My watch-only Electrum wallet still has it pending in transactions history.

When, and how, will I know that those coins are again in my sending address and I'm able to spend them in another transaction?

If you are going to be playing around with rawtransactions, then you need to understand that there are no "coins".  There is also no "sending address". There are only transactions.  Therefore, asking "When, and how, will I know that those coins are again in my sending address" is an unanswerable question.

You have unspent outputs that you attempted to spend when you created the transaction.  The transaction attempted to create new unspent outputs that can only be spent with signatures from particular private keys. Then you attempted to broadcast the transaction.

There are multiple places that the transaction could exist once you attempt to broadcast it.  It could be stored in your wallet. It could be stored by any peers that hear about it. It could be stored by any miners. It could be stored in the blockchain.info database.

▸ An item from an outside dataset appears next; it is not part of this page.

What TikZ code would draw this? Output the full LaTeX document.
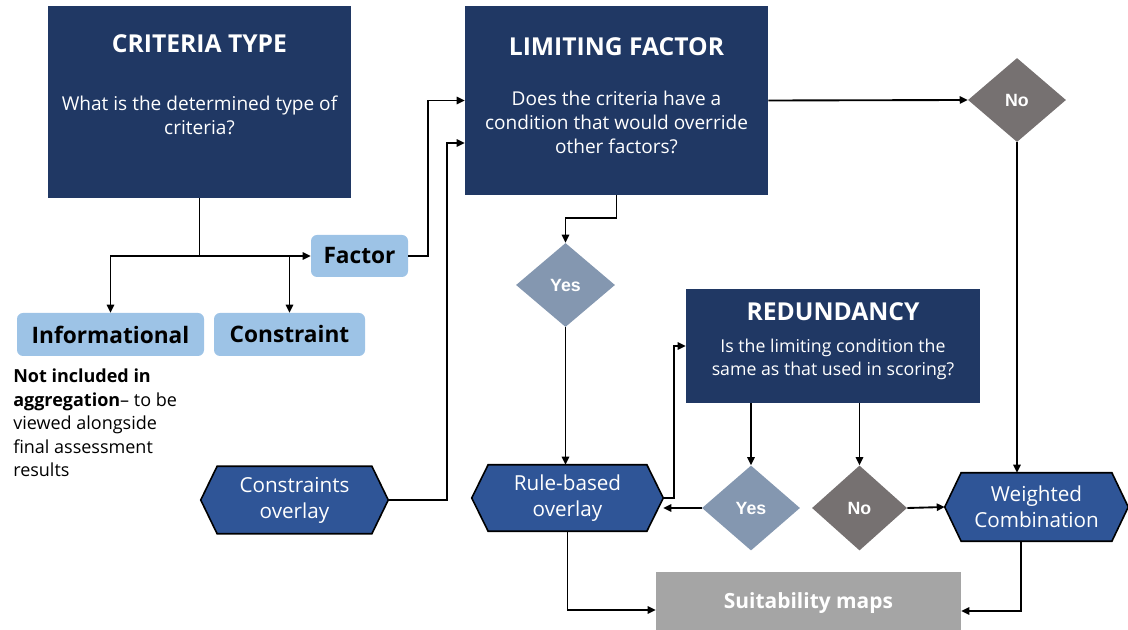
\documentclass[tikz,border=0pt]{standalone}
\usepackage{fontspec}
\setmainfont{Open Sans}
\newfontfamily\arialf{Liberation Sans}
\usetikzlibrary{shapes.geometric,arrows.meta,calc}
\pgfdeclarelayer{background}
\pgfsetlayers{background,main}
\definecolor{navy}{HTML}{203864}
\definecolor{hexblue}{HTML}{2F5597}
\definecolor{lightblue}{HTML}{9DC3E6}
\definecolor{yesc}{HTML}{8497B0}
\definecolor{noc}{HTML}{767171}
\definecolor{suitc}{HTML}{A5A5A5}
\newcommand\hexbg[1]{\begin{pgfonlayer}{background}\draw[hexline] (#1.west) -- ([xshift=12.3pt]#1.north west) -- ([xshift=-12.3pt]#1.north east) -- (#1.east) -- ([xshift=-12.3pt]#1.south east) -- ([xshift=12.3pt]#1.south west) -- cycle;\end{pgfonlayer}}
\tikzset{
  px/.style={x=0.75pt,y=-0.75pt},
  navybox/.style={fill=navy, draw=none, inner sep=0pt},
  ttl/.style={text=white, font=\fontsize{18.5}{22}\selectfont\bfseries},
  body/.style={text=white, font=\fontsize{14.3}{18}\selectfont, align=center},
  pill/.style={fill=lightblue, rounded corners=4.5pt, draw=none, inner sep=0pt, font=\fontsize{17}{20}\selectfont\bfseries},
  hexnode/.style={inner sep=0pt, text=white, align=center, font=\fontsize{15.5}{19.5}\selectfont},
  hexline/.style={draw=black, fill=hexblue, line width=1.2pt},
  dia/.style={diamond, draw=none, inner sep=0pt, text=white, font=\arialf\fontsize{13.3}{15}\selectfont\bfseries},
  arr/.style={draw=black, line width=1.4pt, -{Triangle[length=6pt,width=5.5pt]}},
}
\begin{document}
\begin{tikzpicture}[px]
\useasboundingbox (0,0) rectangle (1128,630);
% boxes
\node[navybox, minimum width=227.25pt, minimum height=144pt] (ct) at (199.5,102) {};
\node[ttl] (cttitle) at (199.5,44) {CRITERIA TYPE};
\node[body] (cttext) at (199.5,115.5) {What is the determined type of\\criteria?};

\node[navybox, minimum width=227.25pt, minimum height=141.75pt] (lf) at (616.5,100.5) {};
\node[ttl] (lftitle) at (616.5,47) {LIMITING FACTOR};
\node[body] (lftext) at (616.5,122) {Does the criteria have a\\condition that would override\\other factors?};

\node[navybox, minimum width=220.5pt, minimum height=85.5pt] (red) at (833,346) {};
\node[ttl] (redtitle) at (833,312) {REDUNDANCY};
\node[body, font=\fontsize{13.3}{17.3}\selectfont] (redtext) at (833,359.5) {Is the limiting condition the\\same as that used in scoring?};

% pills
\node[pill, minimum width=72.75pt, minimum height=31.5pt] (factor) at (359.5,256) {Factor};
\node[pill, minimum width=140.25pt, minimum height=32.25pt] (info) at (110.5,334.5) {Informational};
\node[pill, minimum width=113.25pt, minimum height=32.25pt] (cons) at (289.5,334.5) {Constraint};

\node[anchor=north west, align=left, inner sep=0pt, font=\fontsize{13.5}{17.6}\selectfont] (note) at (13,369)
 {\textbf{Not included in}\\\textbf{aggregation}-- to be\\viewed alongside\\final assessment\\results};

% hexagons
\node[hexnode, minimum width=140.25pt, minimum height=50.25pt] (co) at (294.5,500) {Constraints\\overlay};
\hexbg{co}
\node[hexnode, minimum width=143.25pt, minimum height=49.5pt] (rb) at (567.5,498) {Rule-based\\overlay};
\hexbg{rb}
\node[hexnode, minimum width=137.25pt, minimum height=51pt] (wc) at (1036.5,507) {Weighted\\Combination};
\hexbg{wc}

% diamonds
\node[dia, fill=yesc, minimum width=74.25pt, minimum height=63pt] (y1) at (565.5,285) {Yes};
\node[dia, fill=noc, minimum width=73.5pt, minimum height=63pt] (n1) at (1017,100) {No};
\node[dia, fill=yesc, minimum width=73.5pt, minimum height=63.75pt] (y2) at (751,508) {Yes};
\node[dia, fill=noc, minimum width=71.25pt, minimum height=63.75pt] (n2) at (859.5,508) {No};

% suitability
\node[fill=suitc, minimum width=228.75pt, minimum height=46.5pt, inner sep=0pt, text=white, font=\fontsize{15.7}{18}\selectfont\bfseries] (suit) at (808.5,603) {Suitability maps};

% connectors
\draw[arr] (ct.south) |- (factor.west);
\draw[arr] (ct.south |- factor.west) -| (info.north);
\draw[arr] (ct.south |- factor.west) -| (cons.north);
\draw[arr] (factor.east) -- ++(20,0) |- (lf.west);
\draw[arr] (co.east) -- ++(59,0) |- ([yshift=-31.9pt]lf.west);
\draw[arr] (lf.south) -- ++(0,23) -| (y1.north);
\draw[arr] (lf.east) -- (n1.west);
\draw[arr] (n1.south) -- (n1.south |- wc.north);
\draw[arr] (y1.south) -- (y1.south |- rb.north);
\draw[arr] (rb.east) -- ++(11,0) |- (red.west);
\draw[arr] (y2.west) -- (rb.east |- y2.west);
\draw[arr] (red.south -| y2.north) -- (y2.north);
\draw[arr] (red.south -| n2.north) -- (n2.north);
\draw[arr] (n2.east) -- (wc.west);
\draw[arr] (rb.south) |- ([yshift=-5.25pt]suit.west);
\draw[arr] ([xshift=-11.6pt]wc.south) |- ([yshift=-6pt]suit.east);
\end{tikzpicture}
\end{document}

If you try to create a new transaction that spends any of the same unspent inputs as were spent by the transaction that you broadcast, any of those places will simply ignore the new transaction if they still know about the old transaction (blockchain.info may store both transactions and create an indication on their webpage that both transactions are a "double-spend attempt").

If you stop your client from broadcasting the transaction, after a while, peers, miners, and blockchain.info will independently drop the unconfirmed transaction from their memory.  There is no easy way to determine which (if any) peers or miners have dropped the transaction from memory at any time.

Once you make sure that your client is no longer attempting to re-broadcast the transaction (by removing the transaction from your client), you can wait a few days.  Generally after a few days you can assume that most peers and miners have dropped the old transaction and will be willing/able to receive and relay the new one.

There is no guarantee that the old transaction will be dropped.  Any peer on the network can re-broadcast the old transaction at any time if they want to.  Generally, peers don't re-broadcast transactions that didn't originate from their node, but there is nothing stopping them from doing so if someone decides that they want to.